Glass Art in the New Jersey Pines

Deep in the pinelands of southwestern New Jersey is one of the country’s foremost centers for glass artistry. This piece is called “Mission” and was made by Sisir Sahana who was a Wheaton Arts Creative Glass Fellow in 2000.

Formerly the bottom of a shallow sea, the pine-carpeted flatlands of Southern New Jersey are laced with huge deposits of silica sand — the main ingredient for glass making. Fired by the surrounding forests of pine during the 19th century, the furnaces of more than three dozen glassworks made this Cumberland County region one of the world’s leading centers for industrial glassware production. Today, the legacy of one of the largest of those now-defunct glass companies — Wheaton — is The Wheaton Arts and Cultural Center and its Museum of American Glass. Map

Over the last fifty years, the creation, gallery exhibition, and sale of high-art glass works has greatly accelerated, driven by vibrant centers of the glassblowing craft in places like Seattle. In the 1970s, Wheaton moved to become a major player in that field by building a working replica of the original pine lands glass factory of its founder, T.C. Wheaton, complete with glowing furnaces and support programs for highly talented glass artisans. Ever since, the Wheaton Arts workshops, museum, and gallery have been both a tourist destination as well as a highly respected studio and educational facility. Its Creative Glass Fellowship program has so far boosted the careers for more than 370 emerging and mid-career artists from around the U.S. as well as the world. Its annual Festival of Fine Craft brings large crowds to an event featuring 150 exhibitors.

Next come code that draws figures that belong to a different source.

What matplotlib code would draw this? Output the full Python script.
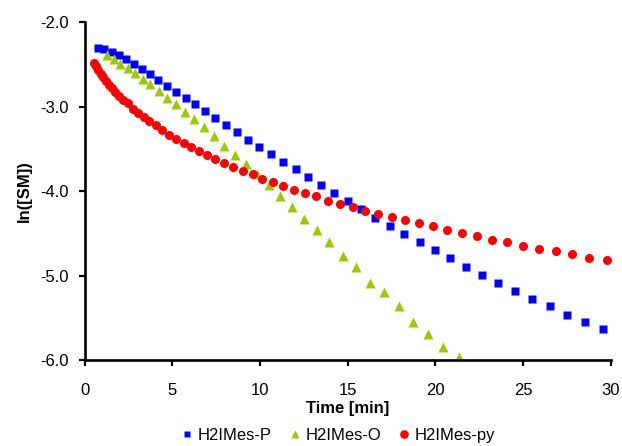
import matplotlib.pyplot as plt

plt.rcParams['font.family'] = ['Liberation Sans', 'DejaVu Sans']

# H2IMes-P (quadrados azuis)
t_p = [0.79, 1.13, 1.55, 1.95, 2.37, 2.81, 3.26, 3.72, 4.21, 4.71, 5.22, 5.77,
       6.30, 6.86, 7.46, 8.05, 8.68, 9.33, 9.97, 10.64, 11.32, 12.03, 12.72,
       13.47, 14.23, 14.99, 15.77, 16.57, 17.41, 18.23, 19.10, 19.95, 20.85,
       21.75, 22.66, 23.59, 24.54, 25.53, 26.51, 27.51, 28.51, 29.54]
ln_p = [-2.30, -2.315, -2.35, -2.39, -2.44, -2.49, -2.55, -2.61, -2.68, -2.75,
        -2.82, -2.90, -2.97, -3.05, -3.13, -3.21, -3.30, -3.39, -3.48, -3.56,
        -3.65, -3.74, -3.83, -3.92, -4.02, -4.11, -4.21, -4.31, -4.41, -4.51,
        -4.60, -4.70, -4.79, -4.89, -4.99, -5.09, -5.18, -5.27, -5.36, -5.46,
        -5.55, -5.63]

# H2IMes-O (triangulos verdes)
t_o = [1.28, 1.67, 2.04, 2.46, 2.88, 3.32, 3.75, 4.23, 4.71, 5.22, 5.75, 6.26,
       6.82, 7.37, 7.96, 8.55, 9.20, 9.82, 10.49, 11.15, 11.82, 12.52, 13.26,
       13.96, 14.73, 15.49, 16.29, 17.07, 17.90, 18.72, 19.58, 20.43, 21.33]
ln_o = [-2.39, -2.44, -2.49, -2.54, -2.60, -2.67, -2.73, -2.81, -2.89, -2.97,
        -3.06, -3.15, -3.24, -3.35, -3.46, -3.57, -3.68, -3.80, -3.92, -4.05,
        -4.19, -4.33, -4.46, -4.60, -4.77, -4.89, -5.09, -5.19, -5.36, -5.55,
        -5.69, -5.84, -5.96]

# H2IMes-py (circulos vermelhos)
t_py = [0.52, 0.66, 0.79, 0.92, 1.07, 1.23, 1.40, 1.57, 1.76, 1.97, 2.21, 2.48,
        2.77, 3.07, 3.38, 3.70, 4.08, 4.44, 4.82, 5.22, 5.64, 6.08, 6.53, 6.99,
        7.46, 7.96, 8.47, 9.02, 9.58, 10.14, 10.74, 11.32, 11.94, 12.58, 13.22,
        13.89, 14.58, 15.28, 16.00, 16.74, 17.50, 18.24, 19.04, 19.84, 20.67,
        21.49, 22.35, 23.21, 24.10, 25.01, 25.93, 26.86, 27.81, 28.78, 29.77]
ln_py = [-2.48, -2.52, -2.57, -2.61, -2.65, -2.70, -2.74, -2.78, -2.83, -2.87,
         -2.92, -2.96, -3.02, -3.07, -3.12, -3.17, -3.22, -3.28, -3.33, -3.38,
         -3.43, -3.48, -3.52, -3.57, -3.62, -3.67, -3.71, -3.76, -3.80, -3.85,
         -3.89, -3.94, -3.99, -4.02, -4.06, -4.11, -4.15, -4.18, -4.23, -4.27,
         -4.30, -4.34, -4.38, -4.41, -4.46, -4.49, -4.53, -4.57, -4.60, -4.65,
         -4.68, -4.71, -4.74, -4.79, -4.81]

x_ticks = [0, 5, 10, 15, 20, 25, 30]
y_ticks = [-6.0, -5.0, -4.0, -3.0, -2.0]

fig = plt.figure(figsize=(6.22, 4.46), dpi=100)
ax = fig.add_axes([0.136, 0.192, 0.846, 0.758])

ax.plot(t_p, ln_p, 's', color='#0000FF', ms=5.2, mec='none', label='H2IMes-P')
ax.plot(t_o, ln_o, '^', color='#99CC00', ms=6.5, mec='none', label='H2IMes-O')
ax.plot(t_py, ln_py, 'o', color='#FF0000', ms=6.5, mec='none', label='H2IMes-py')

ax.set_xlim(0, 30)
ax.set_ylim(-6.0, -2.0)
ax.set_xticks(x_ticks)
ax.set_yticks(y_ticks)
ax.set_yticklabels([f'{v:.1f}' for v in y_ticks])

for lado in ['top', 'right']:
    ax.spines[lado].set_visible(False)
for lado in ['left', 'bottom']:
    ax.spines[lado].set_linewidth(1.9)
ax.tick_params(direction='out', length=4, width=1.6, labelsize=12, colors='black')
ax.tick_params(axis='x', pad=12)
ax.tick_params(axis='y', pad=7.5)

ax.set_xlabel('Time [min]', fontsize=12, fontweight='bold', labelpad=2.5)
ax.set_ylabel('ln([SM])', fontsize=12, fontweight='bold', labelpad=6)

fig.legend(loc='center', bbox_to_anchor=(0.543, 0.024), ncol=3, frameon=False,
           fontsize=12, handletextpad=0.25, columnspacing=0.95, markerscale=0.95,
           handlelength=0.8)

fig.savefig('out.png', dpi=100)
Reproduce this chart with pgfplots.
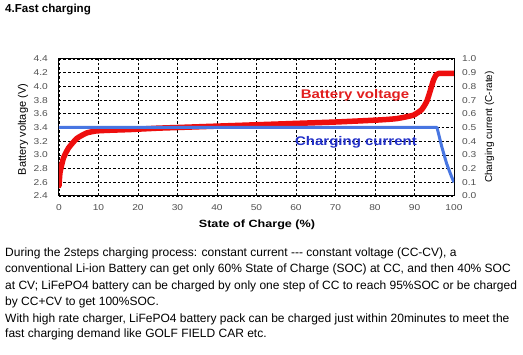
\documentclass[border=0pt]{standalone}
\usepackage{fontspec}
\setmainfont{Liberation Sans}
\usepackage{pgfplots}
\pgfplotsset{compat=1.18}
\definecolor{vred}{RGB}{238,14,14}
\definecolor{cblue}{RGB}{72,118,226}
\definecolor{lred}{RGB}{226,30,30}
\definecolor{lblue}{RGB}{32,46,200}
\definecolor{tickgray}{RGB}{80,80,80}
\begin{document}
\begin{tikzpicture}[x=1pt,y=1pt]
\useasboundingbox (0,0) rectangle (523,-355);
\fill[white] (0,0) rectangle (523,-355);
\node[anchor=base west,inner sep=0,font=\bfseries\fontsize{11.6}{14}\selectfont] at (5,-13) {4.Fast charging};

\begin{axis}[
  at={(59pt,-196pt)}, anchor=south west, scale only axis,
  width=395pt, height=137pt,
  xmin=0, xmax=100, ymin=2.4, ymax=4.4,
  xtick={0,10,20,30,40,50,60,70,80,90,100},
  ytick={2.4,2.6,2.8,3.0,3.2,3.4,3.6,3.8,4.0,4.2,4.4},
  grid=major, grid style={black, line width=0.7pt, dash pattern=on 2.5pt off 2pt},
  major tick length=0pt,
  axis line style={line width=1pt, black},
  tick label style={font=\fontsize{8.5}{10}\selectfont, text=tickgray},
  /pgf/number format/assume math mode=true,
  xticklabel style={yshift=-5pt, xscale=1.2},
  yticklabel style={xshift=-7pt, xscale=1.2, /pgf/number format/.cd, fixed, fixed zerofill, precision=1},
]
\addplot[vred, line width=5.5pt, line cap=round, line join=round, smooth, tension=0.3] coordinates {
(0,2.55) (0.25,2.74) (1.1,2.95) (2.4,3.10) (4.5,3.24) (7,3.32) (9.5,3.35) (13,3.36) (18,3.37)
(25,3.39) (30,3.40) (40,3.42) (50,3.44) (60,3.46) (70,3.48) (81,3.51) (85.5,3.53) (89.7,3.58)
(91.8,3.66) (93.1,3.78) (93.9,3.92) (94.8,4.09) (95.5,4.17) (96.2,4.19) (100,4.19)
};
\end{axis}

\begin{axis}[
  at={(59pt,-196pt)}, anchor=south west, scale only axis,
  width=395pt, height=137pt,
  xmin=0, xmax=100, ymin=0, ymax=1,
  axis x line=none, axis y line*=right,
  ytick={0,0.1,0.2,0.3,0.4,0.5,0.6,0.7,0.8,0.9,1.0},
  major tick length=0pt,
  axis line style={line width=1pt, black},
  tick label style={font=\fontsize{8.5}{10}\selectfont, text=tickgray},
  /pgf/number format/assume math mode=true,
  yticklabel style={xshift=4pt, xscale=1.2, /pgf/number format/.cd, fixed, fixed zerofill, precision=1},
]
\addplot[cblue, line width=3pt, line join=round] coordinates {
(0,0.5) (50,0.5) (95.7,0.5) (96.3,0.43) (96.9,0.36) (97.5,0.30) (98.1,0.24) (98.8,0.185) (99.4,0.14) (100,0.1)
};
\end{axis}

\node[anchor=base, inner sep=0, xscale=1.2, text=lred, font=\bfseries\fontsize{12.5}{14}\selectfont] at (355,-99) {Battery voltage};
\node[anchor=base, inner sep=0, xscale=1.2, text=lblue, font=\bfseries\fontsize{12.5}{14}\selectfont] at (356,-146) {Charging current};

\node[anchor=base, inner sep=0, xscale=1.2, font=\bfseries\fontsize{10.5}{12}\selectfont] at (257,-228) {State of Charge (\%)};
\node[rotate=90, inner sep=0, font=\fontsize{11}{12}\selectfont] at (23,-129.5) {Battery voltage (V)};
\node[rotate=90, inner sep=0, font=\fontsize{10}{12}\selectfont] at (489.5,-127) {Charging current (C-rate)};

\begin{scope}[every node/.style={anchor=base west, inner sep=0, font=\fontsize{12}{14}\selectfont}]
\node at (5,-257) {During the 2steps charging process: constant current {-}{-}{-} constant voltage (CC-CV), a};
\node at (5,-273) {conventional Li-ion Battery can get only 60\% State of Charge (SOC) at CC, and then 40\% SOC};
\node at (5,-290) {at CV; LiFePO4 battery can be charged by only one step of CC to reach 95\%SOC or be charged};
\node at (5,-306) {by CC+CV to get 100\%SOC.};
\node at (5,-323) {With high rate charger, LiFePO4 battery pack can be charged just within 20minutes to meet the};
\node at (5,-338) {fast charging demand like GOLF FIELD CAR etc.};
\end{scope}
\end{tikzpicture}
\end{document}
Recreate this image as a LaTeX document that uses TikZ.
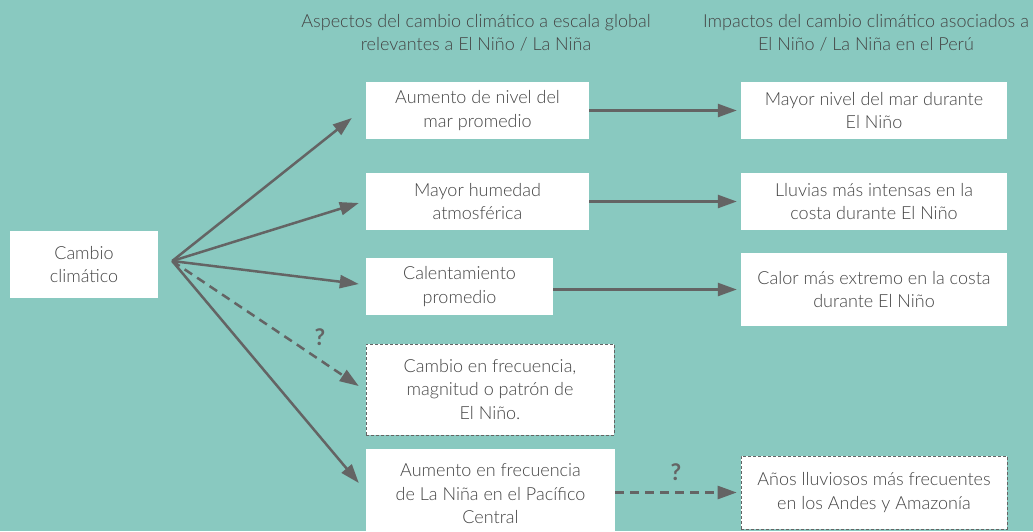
\documentclass[tikz,border=0pt]{standalone}
\usepackage{fontspec}
\setmainfont{Lato Light}
\newfontfamily\heavyfont{Lato}
\usetikzlibrary{arrows.meta,positioning,calc}
\definecolor{bg}{RGB}{137,201,192}
\definecolor{ink}{RGB}{68,68,68}
\definecolor{lines}{RGB}{100,100,100}

\begin{document}
\begin{tikzpicture}[x=1pt,y=-1pt,>={Triangle[length=19pt,width=13pt]},
  font=\fontsize{18}{23.5}\selectfont,text=ink,
  box/.style={fill=white,align=center,inner xsep=4pt,inner ysep=0pt},
  qbox/.style={box,draw=lines,densely dashed,line width=0.6pt},
  link/.style={->,draw=lines,line width=2.5pt},
  maybe/.style={link,dash pattern=on 9pt off 6pt},
  qmark/.style={font=\heavyfont\bfseries\fontsize{23}{24}\selectfont,text=lines}]
\fill[bg] (0,0) rectangle (1033,531);
\useasboundingbox (0,0) rectangle (1033,531);
\node[align=center] (hglobal) at (476,33) {Aspectos del cambio climático a escala global\\relevantes a El Niño / La Niña};
\node[align=center] (hperu) at (866,33) {Impactos del cambio climático asociados a\\El Niño / La Niña en el Perú};
\node[box,minimum width=148,minimum height=67] (cc) at (84,264.5) {Cambio\\climático};
\coordinate (hub) at ([xshift=14pt,yshift=3.5pt]cc.east);
\node[box,minimum width=223,minimum height=57] (sea) at (477.5,110.5) {Aumento de nivel del\\mar promedio};
\node[box,minimum width=223,minimum height=57] (hum) at (477.5,201.5) {Mayor humedad\\atmosférica};
\node[box,minimum width=187,minimum height=57] (heat) at (459.5,286.5) {Calentamiento\\promedio};
\node[qbox,minimum width=248,minimum height=91] (freq) at (490,389.5) {Cambio en frecuencia,\\magnitud o patrón de\\El Niño.};
\node[box,minimum width=249,minimum height=90] (nina) at (490.5,494) {Aumento en frecuencia\\de La Niña en el Pacífico\\Central};
\node[box,minimum width=266,minimum height=57] (sealvl) at (874,110.5) {Mayor nivel del mar durante\\El Niño};
\node[box,minimum width=266,minimum height=57] (rain) at (874,201.5) {Lluvias más intensas en la\\costa durante El Niño};
\node[box,minimum width=266,minimum height=73] (warm) at (874,289.5) {Calor más extremo en la costa\\durante El Niño};
\node[qbox,minimum width=266,minimum height=73] (wet) at (874,492.5) {Años lluviosos más frecuentes\\en los Andes y Amazonía};
\draw[link] (hub) -- ([xshift=-14pt,yshift=-7.5pt]sea.west);
\draw[link] (hub) -- ([xshift=-7pt,yshift=-1.5pt]hum.west);
\draw[link] (hub) -- ([xshift=-7pt,yshift=2.5pt]heat.west);
\draw[maybe] (hub) -- ([xshift=-7pt,yshift=3.5pt]freq.west);
\draw[link] (hub) -- ([xshift=-7pt,yshift=11pt]nina.west);
\draw[link,shorten >=4pt] (sea.east) -- (sealvl.west);
\draw[link,shorten >=4pt] (hum.east) -- (rain.west);
\draw[link,shorten >=4pt] (heat.east |- warm.west) -- (warm.west);
\draw[maybe,shorten >=4pt] (nina.east |- wet.west) -- (wet.west);
\node[qmark] (q1) at (320,337) {?};
\node[qmark] (q2) at (676,472) {?};
\end{tikzpicture}
\end{document}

Artisans working at the glass furnace at Wheaton Arts
In the 1970s, Wheaton Industries built a replica of the original T.C. Wheaton Co. 19th-century glass factory, complete with furnaces. Today Wheaton Arts is a studio for working artists and the site of frequent glass blowing demonstrations for the public.
A glowing glass furnace door
It’s also a major educational center for glass artisans, instructors, students, guest artists, and Creative Glass Fellowship Residencies. Established artists often rent out the facilities for their own projects.
Glass art by Amber Cowan
A play on the 1990’s video game, Ecco the Dolphin, this glass piece by Amber Cowan in the Museum of American Glass is entitled “Ecco to the Bridesmaid: ‘I know Not What Has Happened to your Pod.'”
Glass scraps scavenged from defunct glass works
Cowan, who uses the process of flameworking, hot-sculpting and glassblowing to create large-scale sculptures, scavenges her primary raw material from the scrap piles of now-defunct pressed glass factories.
A glass sculpture by Amber Cowan of Wheaton Arts
This Cowan work, entitled “Melanie Walking Snail with Cart,” is made out of chocolate glass that was originally developed in 1900 for pressed glass manufacture at the Indiana Tumbler and Goblet Company.
A close up of an intricate glass sculpture's details
Cowan’s whimsical glass landscapes are based on story lines of the adventures of old-time figurines found in thrift shops, yard sales, and the internet.
A glass fish sculpture by Densaburou Oku
This glass fish sculpture is the work of Bucks County, Pennsylvania artist Densaburou Oku, who was a Creative Glass Fellow at Wheaton Arts in 1994.
A glass paintbrush sculpture by the late Drew Smith
A glass paintbrush sculpture by the late Drew Smith who was a Creative Glass Fellow at Wheaton Arts in 1992.
Glass works for sale in Wheaton Arts Gallery of Fine Arts
Along with the museum and the glass blow studios, Wheaton Arts features a Gallery of Fine Arts for sale.
19th century glass canes made as whimsies by glass blowers
In their spare moments, 19th-century glassblowers often created fantastical glass canes that were were great for show but tended to be too fragile for actual use as a walking stick. The Wheaton museum has a collection of them.
A potter at work in the Wheaton Arts pottery studio
Separately, there is a large pottery studio and production facility manned by professional potters who work as they answer visitors’ questions.
A sprawl of hand thrown pots awaiting kiln firing
Much like the glass works, the pottery studio is an educational facility that enables students, interns and emerging artists to practice and learn their craft.
A Victorian era coffin made of glass in the Museum of American Glass in Millville, NJ
Wheaton Arts also offers a rich trove of history about the region’s glass industry and unexpected products — like the glass coffins of the Victorian era. The Museum features both a full coffin and a miniature used by salesmen when pitching customers.
The original 19th-century glassworks of T.C. Wheaton, the founder of what would become Wheaton Industries
An 1880 Wheaton Arts archive photo of the original T.C Wheaton Company glass works in Millville.